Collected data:
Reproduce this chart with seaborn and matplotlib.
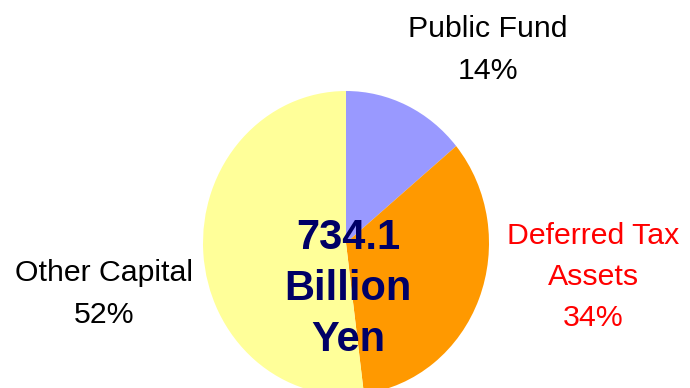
import matplotlib
matplotlib.use("Agg")
import matplotlib.pyplot as plt
import seaborn as sns

# Capital composition
categories = ["Public Fund", "Deferred Tax\nAssets", "Other Capital"]
shares = [14, 34, 52]
slice_colors = ["#9999FF", "#FF9900", "#FFFF99"]
label_colors = ["#000000", "#FF0000", "#000000"]
total_text = "734.1\nBillion\nYen"

sns.set_theme(style="white")
plt.rcParams["font.family"] = ["Liberation Sans", "DejaVu Sans"]

W, H = 690, 388
fig = plt.figure(figsize=(W / 100, H / 100), dpi=100)
fig.patch.set_facecolor("white")

# pie area in pixel coordinates (slightly taller than wide)
left, top, pw, ph = 203, 91, 286, 304
ax = fig.add_axes([left / W, 1 - (top + ph) / H, pw / W, ph / H])
ax.pie(shares, colors=slice_colors, startangle=90, counterclock=False,
       radius=1.0, wedgeprops=dict(linewidth=0))
ax.set_xlim(-1, 1)
ax.set_ylim(-1, 1)
ax.set_aspect("auto")
ax.axis("off")

def px(x, y):
    return x / W, 1 - y / H

label_pos = [(488, 50), (593, 277), (104, 294)]
for name, val, col, (x, y) in zip(categories, shares, label_colors, label_pos):
    fig.text(*px(x, y), f"{name}\n{val}%", ha="center", va="center",
             fontsize=21.8, color=col, linespacing=1.6)

fig.text(*px(348, 289), total_text, ha="center", va="center",
         fontsize=30, fontweight="bold", color="#000066", linespacing=1.36)

fig.savefig("out.png", dpi=100)
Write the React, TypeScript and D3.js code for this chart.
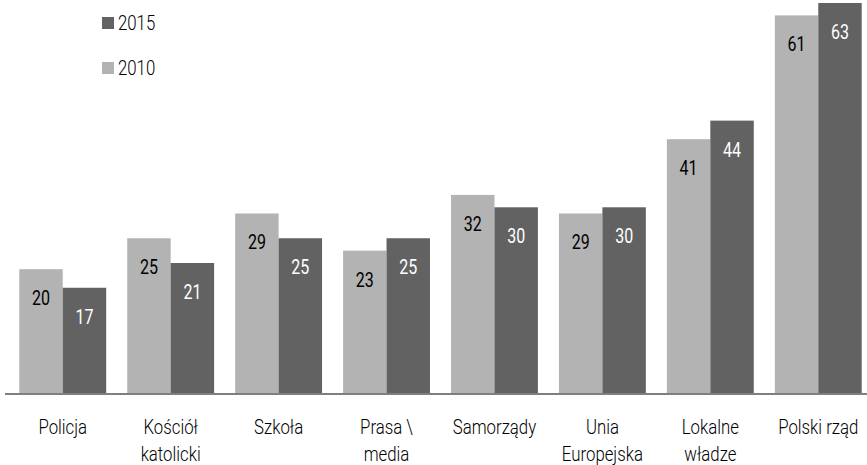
import { useEffect, useRef } from 'react'
import { select, scaleBand, scaleLinear } from 'd3'

const categories = [
  ['Policja'],
  ['Kościół', 'katolicki'],
  ['Szkoła'],
  ['Prasa \\', 'media'],
  ['Samorządy'],
  ['Unia', 'Europejska'],
  ['Lokalne', 'władze'],
  ['Polski rząd'],
]
const values2010 = [20, 25, 29, 23, 32, 29, 41, 61]
const values2015 = [17, 21, 25, 25, 30, 30, 44, 63]
const seriesNames = ['2010', '2015']

const LIGHT = '#b3b3b3'
const DARK = '#626262'
const FONT = 'Roboto, sans-serif'
const SQUEEZE = 0.84 // fake a condensed face

const App = () => {
  const svgRef = useRef<SVGSVGElement>(null)

  useEffect(() => {
    const width = 867
    const height = 465
    const baseline = 393
    const svg = select(svgRef.current)
    svg.selectAll('*').remove()
    svg.attr('width', width).attr('height', height).style('display', 'block')

    const x = scaleBand<number>()
      .domain(categories.map((_, i) => i))
      .range([8.5, 872.5])
      .paddingInner(0.195)
      .paddingOuter(0.1)
    const inner = scaleBand<string>().domain(seriesNames).range([0, x.bandwidth()])
    const y = scaleLinear().domain([0, 63]).range([baseline, 3])

    const series = [
      { name: '2010', values: values2010, fill: LIGHT, text: '#000' },
      { name: '2015', values: values2015, fill: DARK, text: '#fff' },
    ]

    series.forEach((s) => {
      const g = svg.append('g')
      g.selectAll('rect')
        .data(s.values)
        .join('rect')
        .attr('x', (_, i) => x(i)! + inner(s.name)!)
        .attr('y', (d) => y(d))
        .attr('width', inner.bandwidth())
        .attr('height', (d) => baseline - y(d))
        .attr('fill', s.fill)
      g.selectAll('text')
        .data(s.values)
        .join('text')
        .attr(
          'transform',
          (d, i) =>
            `translate(${x(i)! + inner(s.name)! + inner.bandwidth() / 2},${y(d) + 36}) scale(0.8,1)`
        )
        .attr('text-anchor', 'middle')
        .attr('font-family', FONT)
        .attr('font-size', 20)
        .attr('fill', s.text)
        .text((d) => d)
    })

    // axis line
    svg.append('line')
      .attr('x1', 5)
      .attr('x2', width)
      .attr('y1', baseline + 1)
      .attr('y2', baseline + 1)
      .attr('stroke', '#7f7f7f')
      .attr('stroke-width', 2)

    // category labels
    const labels = svg.append('g')
    categories.forEach((lines, i) => {
      lines.forEach((line, j) => {
        labels.append('text')
          .attr('transform', `translate(${x(i)! + x.bandwidth() / 2},${434 + j * 27}) scale(${SQUEEZE},1)`)
          .attr('text-anchor', 'middle')
          .attr('font-family', FONT)
          .attr('font-weight', 300)
          .attr('font-size', 20)
          .attr('fill', '#000')
          .text(line)
      })
    })

    // legend
    const legend = [
      { name: '2015', fill: DARK, y: 17 },
      { name: '2010', fill: LIGHT, y: 62 },
    ]
    legend.forEach((l) => {
      svg.append('rect').attr('x', 102).attr('y', l.y).attr('width', 12).attr('height', 12).attr('fill', l.fill)
      svg.append('text')
        .attr('transform', `translate(118,${l.y + 13}) scale(${SQUEEZE},1)`)
        .attr('font-family', FONT)
        .attr('font-weight', 300)
        .attr('font-size', 20)
        .attr('fill', '#000')
        .text(l.name)
    })
  }, [])

  return <svg ref={svgRef} style={{ position: 'absolute', left: 0, top: 0 }} />
}

export default App
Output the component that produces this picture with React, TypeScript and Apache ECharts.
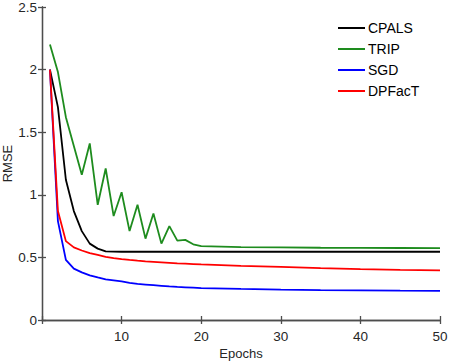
import React, { useEffect, useRef } from "react";
import * as echarts from "echarts";

const epochs = [1, 2, 3, 4, 5, 6, 7, 8, 9, 10, 11, 12, 13, 14, 15, 16, 17, 18, 19, 20, 25, 30, 35, 40, 45, 50];
const cpals = [2.0, 1.7, 1.12, 0.87, 0.71, 0.61, 0.57, 0.548, 0.546, 0.545, 0.545, 0.545, 0.545, 0.545, 0.545, 0.545, 0.545, 0.545, 0.545, 0.545, 0.545, 0.545, 0.545, 0.545, 0.545, 0.545];
const trip = [2.2, 1.98, 1.62, 1.39, 1.16, 1.41, 0.92, 1.21, 0.83, 1.02, 0.71, 0.92, 0.65, 0.85, 0.61, 0.75, 0.634, 0.64, 0.605, 0.59, 0.582, 0.58, 0.577, 0.576, 0.575, 0.574];
const sgd = [2.0, 0.79, 0.48, 0.41, 0.38, 0.357, 0.34, 0.325, 0.317, 0.308, 0.297, 0.288, 0.283, 0.278, 0.273, 0.268, 0.264, 0.261, 0.258, 0.255, 0.248, 0.242, 0.238, 0.236, 0.234, 0.233];
const dpfact = [2.0, 0.87, 0.63, 0.58, 0.555, 0.535, 0.52, 0.505, 0.495, 0.487, 0.48, 0.474, 0.469, 0.465, 0.461, 0.457, 0.453, 0.45, 0.447, 0.444, 0.433, 0.424, 0.415, 0.407, 0.401, 0.397];

const seriesNames = ["CPALS", "TRIP", "SGD", "DPFacT"];
const seriesValues = [cpals, trip, sgd, dpfact];
const seriesColors = ["#000000", "#1e8c1e", "#0000ff", "#ff0000"];

const FONT = "'Liberation Sans', Arial, Helvetica, sans-serif";
const AXIS_COLOR = "#4d4d4d";
const TEXT_COLOR = "#262626";

export default function App() {
  const ref = useRef<HTMLDivElement>(null);
  useEffect(() => {
    if (!ref.current) return;
    const chart = echarts.init(ref.current, undefined, { renderer: "svg" });
    const axisLine = { show: true, lineStyle: { color: AXIS_COLOR, width: 1.3 } };
    const tick = { show: true, inside: true, length: 4, lineStyle: { color: AXIS_COLOR, width: 1.3 } };
    chart.setOption({
      animation: false,
      backgroundColor: "#ffffff",
      textStyle: { fontFamily: FONT },
      grid: { left: 42, right: 10, top: 7, bottom: 42, containLabel: false, outerBoundsMode: "none" },
      legend: {
        orient: "vertical",
        left: 338,
        top: 21,
        padding: 0,
        itemWidth: 27,
        itemHeight: 2,
        itemGap: 7,
        icon: "rect",
        data: seriesNames,
        textStyle: { fontSize: 14, color: "#000", fontFamily: FONT, lineHeight: 14, padding: [0, 0, 0, -2] },
      },
      xAxis: [
        {
          type: "value",
          min: 0,
          max: 50,
          interval: 10,
          name: "Epochs",
          nameLocation: "middle",
          nameGap: 27,
          nameMoveOverlap: false,
          nameTextStyle: { fontSize: 13, color: TEXT_COLOR, fontFamily: FONT },
          axisLine,
          axisTick: tick,
          splitLine: { show: false },
          axisLabel: {
            fontSize: 13.5,
            color: TEXT_COLOR,
            margin: 9,
            fontFamily: FONT,
            formatter: (v: number) => (v === 0 ? "" : String(v)),
          },
        },
        {
          type: "value",
          position: "top",
          min: 0,
          max: 50,
          interval: 10,
          axisLine,
          axisTick: tick,
          splitLine: { show: false },
          axisLabel: { show: false },
        },
      ],
      yAxis: [
        {
          type: "value",
          min: 0,
          max: 2.5,
          interval: 0.5,
          name: "RMSE",
          nameLocation: "middle",
          nameGap: 28,
          nameMoveOverlap: false,
          nameTextStyle: { fontSize: 13, color: TEXT_COLOR, fontFamily: FONT },
          axisLine,
          axisTick: tick,
          splitLine: { show: false },
          axisLabel: { fontSize: 13.5, color: TEXT_COLOR, margin: 5, fontFamily: FONT },
        },
        {
          type: "value",
          position: "right",
          min: 0,
          max: 2.5,
          interval: 0.5,
          axisLine,
          axisTick: tick,
          splitLine: { show: false },
          axisLabel: { show: false },
        },
      ],
      series: seriesNames.map((name, i) => ({
        name,
        type: "line",
        data: epochs.map((e, j) => [e, seriesValues[i][j]]),
        showSymbol: false,
        symbol: "none",
        color: seriesColors[i],
        lineStyle: { color: seriesColors[i], width: 1.8 },
        z: 2 + i,
      })),
    });
    return () => chart.dispose();
  }, []);
  return <div ref={ref} style={{ width: 450, height: 362, position: "absolute", left: 0, top: 0 }} />;
}
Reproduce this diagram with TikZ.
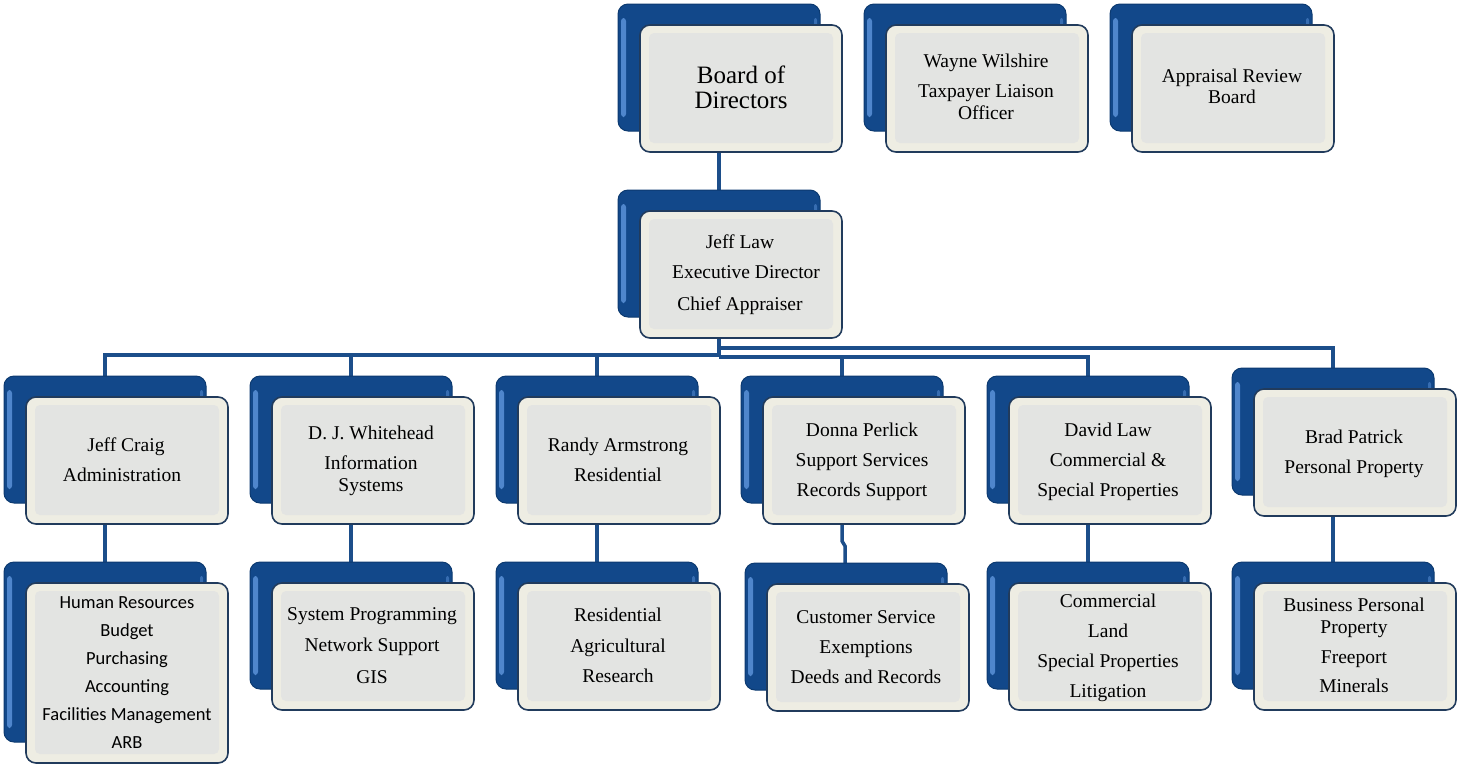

> [To be done]: Repeat the lines from where the entries begin to the line with "return x / W, 1 - y / H", both included. Any picture is left out.

> [Problem solution]:
Reproduce this chart with seaborn and matplotlib.
import matplotlib
matplotlib.use("Agg")
import matplotlib.pyplot as plt
import seaborn as sns

# Capital composition
categories = ["Public Fund", "Deferred Tax\nAssets", "Other Capital"]
shares = [14, 34, 52]
slice_colors = ["#9999FF", "#FF9900", "#FFFF99"]
label_colors = ["#000000", "#FF0000", "#000000"]
total_text = "734.1\nBillion\nYen"

sns.set_theme(style="white")
plt.rcParams["font.family"] = ["Liberation Sans", "DejaVu Sans"]

W, H = 690, 388
fig = plt.figure(figsize=(W / 100, H / 100), dpi=100)
fig.patch.set_facecolor("white")

# pie area in pixel coordinates (slightly taller than wide)
left, top, pw, ph = 203, 91, 286, 304
ax = fig.add_axes([left / W, 1 - (top + ph) / H, pw / W, ph / H])
ax.pie(shares, colors=slice_colors, startangle=90, counterclock=False,
       radius=1.0, wedgeprops=dict(linewidth=0))
ax.set_xlim(-1, 1)
ax.set_ylim(-1, 1)
ax.set_aspect("auto")
ax.axis("off")

def px(x, y):
    return x / W, 1 - y / H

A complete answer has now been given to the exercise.